See also the special note on multiple batteries in the help text for {bf:{help genstacks:genstacks}}.

{title:Options}

{phang}
{opth respondent(varname)} (required) the variable containing the respondent's self-placement on the battery 
of items.

{phang}
{opth contextvars(varlist)} if present, variables whose combinations identify different electoral contexts
(by default all cases are assumed to belong to the same context).

{phang}
{opth stackid(varname)} if specified, a variable identifying different "stacks", for which distances will be 
separately generated in the absence of the {cmd:nostack} option.

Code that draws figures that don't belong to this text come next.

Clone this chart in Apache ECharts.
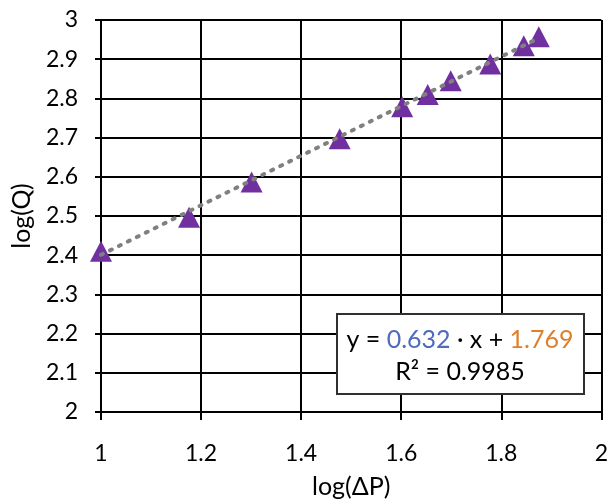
<!DOCTYPE html>
<html>
<head>
<meta charset="utf-8">
<script src="https://cdn.jsdelivr.net/npm/echarts@6/dist/echarts.min.js"></script>
<style>
html, body { margin: 0; padding: 0; background: #fff; }
#chart { width: 611px; height: 504px; }
</style>
</head>
<body>
<div id="chart"></div>
<script>
// log of pressure drop and log of flow
var logDP = [1.0, 1.176, 1.301, 1.477, 1.602, 1.653, 1.699, 1.778, 1.845, 1.875];
var logQ = [2.41, 2.497, 2.587, 2.697, 2.779, 2.81, 2.845, 2.888, 2.934, 2.957];
// trend line coefficients (from the chart annotation)
var slope = 0.632;
var intercept = 1.769;
var r2 = 0.9985;

var xFirst = logDP[0], xLast = logDP[logDP.length - 1];
var trend = [
  [xFirst, slope * xFirst + intercept],
  [xLast, slope * xLast + intercept]
];

var font = 'Lato, "Open Sans", sans-serif';
var chart = echarts.init(document.getElementById('chart'));

var option = {
  backgroundColor: '#fff',
  animation: false,
  grid: { left: 101, right: 8, top: 20, bottom: 90 },
  xAxis: {
    type: 'value',
    min: 1, max: 2, interval: 0.2,
    name: 'log(ΔP)',
    nameLocation: 'middle',
    nameGap: 62,
    nameTextStyle: { fontFamily: font, fontSize: 25, color: '#000' },
    axisLine: { show: true, lineStyle: { color: '#000', width: 2 } },
    axisTick: { show: true, length: 8, lineStyle: { color: '#000', width: 2 } },
    axisLabel: { fontFamily: font, fontSize: 23, color: '#000', margin: 30 },
    splitLine: { show: true, lineStyle: { color: '#000', width: 2 } }
  },
  yAxis: {
    type: 'value',
    min: 2, max: 3, interval: 0.1,
    name: 'log(Q)',
    nameLocation: 'middle',
    nameGap: 67,
    nameTextStyle: { fontFamily: font, fontSize: 25, color: '#000' },
    axisLine: { show: true, lineStyle: { color: '#000', width: 2 } },
    axisTick: { show: true, length: 6, lineStyle: { color: '#000', width: 2 } },
    axisLabel: {
      fontFamily: font, fontSize: 23, color: '#000', margin: 23,
      formatter: function (v) { return String(Math.round(v * 10) / 10); }
    },
    splitLine: { show: true, lineStyle: { color: '#000', width: 2 } }
  },
  series: [
    {
      type: 'scatter',
      data: logDP.map(function (x, i) { return [x, logQ[i]]; }),
      symbol: 'triangle',
      symbolSize: [22, 21],
      itemStyle: { color: '#7030A0', opacity: 1 },
      z: 3
    },
    {
      type: 'line',
      data: trend,
      showSymbol: false,
      symbol: 'none',
      lineStyle: { color: '#808080', width: 4, type: [2, 8], cap: 'round' },
      z: 4
    }
  ],
  graphic: [
    {
      type: 'rect',
      shape: { x: 337, y: 314, width: 247, height: 80 },
      style: { fill: '#fff', stroke: '#303030', lineWidth: 2 },
      z: 10
    },
    {
      type: 'text',
      x: 460, y: 356,
      z: 11,
      style: {
        text: '{k|y = }{b|' + slope.toFixed(3) + '}{k| · x + }{o|' + intercept.toFixed(3) + '}\n{k|R² = ' + r2 + '}',
        align: 'center',
        verticalAlign: 'middle',
        rich: {
          k: { fontFamily: font, fontSize: 25, fill: '#000', lineHeight: 32 },
          b: { fontFamily: font, fontSize: 25, fill: '#4F6BC0', lineHeight: 32 },
          o: { fontFamily: font, fontSize: 25, fill: '#E07F2A', lineHeight: 32 }
        }
      }
    }
  ]
};
chart.setOption(option);
</script>
</body>
</html>
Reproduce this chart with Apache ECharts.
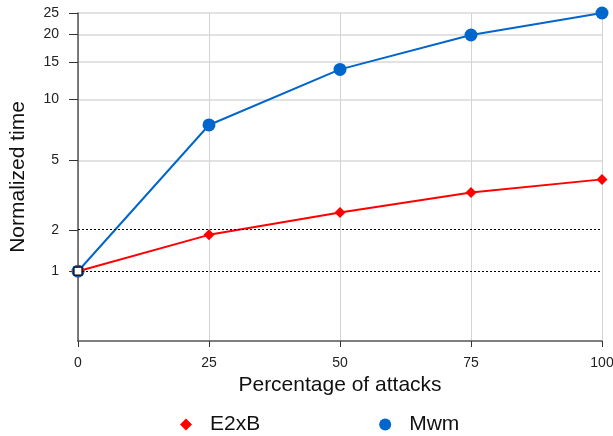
<!DOCTYPE html>
<html>
<head>
<meta charset="utf-8">
<script src="https://cdn.jsdelivr.net/npm/echarts@6/dist/echarts.min.js"></script>
<style>
  html, body { margin: 0; padding: 0; background: #fff; }
  #chart { width: 613px; height: 436px; }
</style>
</head>
<body>
<div id="chart"></div>
<script>
// data
const attacks = [0, 25, 50, 75, 100];
const e2xbTime = [1, 1.87, 2.58, 3.37, 3.98];
const mwmTime = [1, 7.55, 13.85, 19.9, 25];
const baseline = [[0, 1]];
const yTicks = [1, 2, 5, 10, 15, 20, 25];
const refLines = [1, 2];

// y axis is drawn as log10(v + 1)
const tf = (v) => Math.log10(v + 1);
const pairs = (ys) => attacks.map((x, i) => [x, tf(ys[i])]);

const font = 'Liberation Sans, Arial, sans-serif';
const chart = echarts.init(document.getElementById('chart'));

const option = {
    animation: false,
    textStyle: { fontFamily: font },
    grid: { left: 78, right: 11, top: 13, bottom: 95, outerBoundsMode: 'none' },
    legend: {
        top: 409,
        left: 175,
        itemGap: 119,
        itemWidth: 12,
        itemHeight: 12,
        textStyle: { fontSize: 21, color: '#111', fontFamily: font, padding: [0, 0, 0, 13] },
        data: [
            { name: 'E2xB', icon: 'diamond' },
            { name: 'Mwm', icon: 'circle' },
        ],
    },
    xAxis: {
        type: 'value',
        min: 0,
        max: 100,
        interval: 25,
        name: 'Percentage of attacks',
        nameLocation: 'middle',
        nameGap: 33,
        nameTextStyle: { fontSize: 21, color: '#111', fontFamily: font },
        axisLine: { lineStyle: { color: '#555', width: 1.5 } },
        axisTick: { show: true, length: 6, lineStyle: { color: '#333' } },
        axisLabel: { fontSize: 14, color: '#222', margin: 15 },
        splitLine: { show: true, lineStyle: { color: '#d4d4d4', width: 1 } },
    },
    yAxis: {
        type: 'value',
        min: 0,
        max: tf(25),
        name: 'Normalized time',
        nameLocation: 'middle',
        nameGap: 49,
        nameTextStyle: { fontSize: 21, color: '#111', fontFamily: font },
        axisLine: { show: true, lineStyle: { color: '#555', width: 1.5 } },
        axisTick: {
            show: true,
            length: 9,
            lineStyle: { color: '#333' },
            customValues: yTicks.map(tf),
        },
        axisLabel: {
            fontSize: 14,
            color: '#222',
            margin: 19,
            customValues: yTicks.map(tf),
            formatter: (v) => String(Math.round(Math.pow(10, v) - 1)),
        },
        splitLine: {
            show: true,
            lineStyle: {
                color: ['rgba(0,0,0,0)', 'rgba(0,0,0,0)', '#d9d9d9', '#d9d9d9', '#d9d9d9', '#d9d9d9', '#d9d9d9'],
                width: 1.5,
            },
        },
    },
    series: [
        {
            name: 'E2xB',
            type: 'line',
            data: pairs(e2xbTime),
            symbol: 'diamond',
            symbolSize: 11,
            color: '#ff0000',
            lineStyle: { width: 2 },
            z: 3,
            markLine: {
                silent: true,
                symbol: 'none',
                label: { show: false },
                lineStyle: { color: '#000', type: [2, 2], width: 1 },
                data: refLines.map((v) => ({ yAxis: tf(v) })),
            },
        },
        {
            name: 'Mwm',
            type: 'line',
            data: pairs(mwmTime),
            symbol: 'circle',
            symbolSize: 13,
            color: '#0066cc',
            lineStyle: { width: 2 },
            z: 2,
        },
        {
            name: 'base',
            type: 'scatter',
            data: baseline.map((p) => [p[0], tf(p[1])]),
            symbol: 'rect',
            symbolSize: 8,
            itemStyle: { color: '#ffffff', opacity: 1, borderColor: '#000', borderWidth: 1.2 },
            z: 5,
        },
    ],
};

chart.setOption(option);
</script>
</body>
</html>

The default is to use the "genstacks_stack" 
variable if the {cmd:gendist} command is issued after stacking.

{phang}
{opt nostack} if present, overrides the default behavior of treating each stack as a separate context (has 
no effect if data are not stacked).

{phang}
{opth missing(mean|same|diff)} if present, determines treatment of missing values for object placement variables
(by default they remain missing).{break}
  If {bf:mean} is specified, missing values are replaced with the overall mean placement of that object,
calculated on the whole sample.{break}
  If {bf:same} is specified, missing values are replaced with the mean placement of the object,
calculated only among those respondents that placed themselves on the same position as the object.{break}
  If {bf:diff} is specified, missing values are replaced with the mean placement of the object,
calculated only among those respondents who placed themselves on a different position than the object  
(see discussion under 'Description' above regarding choice between these options).{break}
  When missing values are plugged, a set of p_{it:varlist} variables is generated, and the original
variables are left unchanged (the p_ prefix can be altered by use of the option {bf:pprefix}).{break}
NOTE: More sophisticated imputation facilites are offered by {bf:{help iimpute:iimpute}}.

{phang}
{opt round} if present, causes rounding of all plugged values to the closest integer.

{phang}
{opth dprefix(name)} if present, provides a prefix for generated distance variables (default is "d_").

{phang}
{opth pprefix(name)} if present, provides a prefix for generated mean-plugged placements (default is "p_").

{phang}
{opth mprefix(name)} if present, provides a prefix for generated variables indicating for each case whether, 
before mean-plugging of an item in the battery, either the item placement or the respondent placement was 
missing for that case (default is "m_").

{phang}
{opth mcountname(name)} if specified, name of a generated variable reporting original number of
missing items (default is "_gendist_mc"){p_end}

{phang}
{opth mpluggedcountname(name)} if specified, name of a generated variable reporting number of
missing items after mean-plugging, which could still be non-zero (even after all missing values 
on item positions have been plugged) if the respondent's own self-placement is missing (default is 
"_gendist_mpc"){p_end}

{phang}
{opt replace} if specified, drops all party position and mean-plugged 
placement variables after the generation of distance 
measures{p_end}

{title:Examples:}

{pstd}The following command generates distances on a left-right dimension, where party placements
are in variables lrp1-lrp10, and R's self-placement is in lrresp; missing placements are replaced
by simple mean-plugging, and then rounded to the nearest integer.{p_end}{break}
{phang2}{cmd:. gendist lrp1-lrp10, respondent(lrresp) missing(mean) round}{p_end}

{title:Generated variables}

{pstd}
{cmd:gendist} saves the following variables and variable sets:

{synoptset 16 tabbed}{...}
{synopt:p_{it:var1} p_{it:var2} ... (or other prefix set by option {bf:pprefix})} a set of mean-plugged 
placement variables with names p_var1, p_var2, etc., where the names var1, var2, etc. match the original 
variable names. Those variables are left unchanged.{p_end}
{synopt:m_{it:var1} m_{it:var2} ... (or other prefix set by option {bf:mprefix})} a set of variables with    
names m_var1, m_var2, etc., where the names var1, var2, etc. match the original variable names of the 
battery of items. These variables indicate the original missingness of var1, var2, etc., or of the 
corresponding placement of the respondent on the scale concerned.{p_end}
{synopt:d_{it:var1} d_{it:var2 ...} (or other prefix set by option {bf:dprefix})} a set of distances 
from the respondent to each (mean-plugged if optioned) placement variable. These distance variables are 
named d_var1, d_var2, etc., where the names var1, var2, etc. match the original variable names. Those 
variables are left unchanged.{p_end}
{synopt:_gendist_mc} a variable showing the original count of missing items for each case.{p_end}
{synopt:_gendist_mpc} a variable showing the count of remaining missing items for each case after 
mean-plugging.{p_end}

{phang}
NOTE that a subsequent invocation of {cmd:gendist} will replace {it:_gendist_mc} and {it:_gendist_mpc} with 
new counts of missing values for that invocation of {cmd:gendist}. So the user should save these 
values after issuing the previous command, if the values will be of later interest.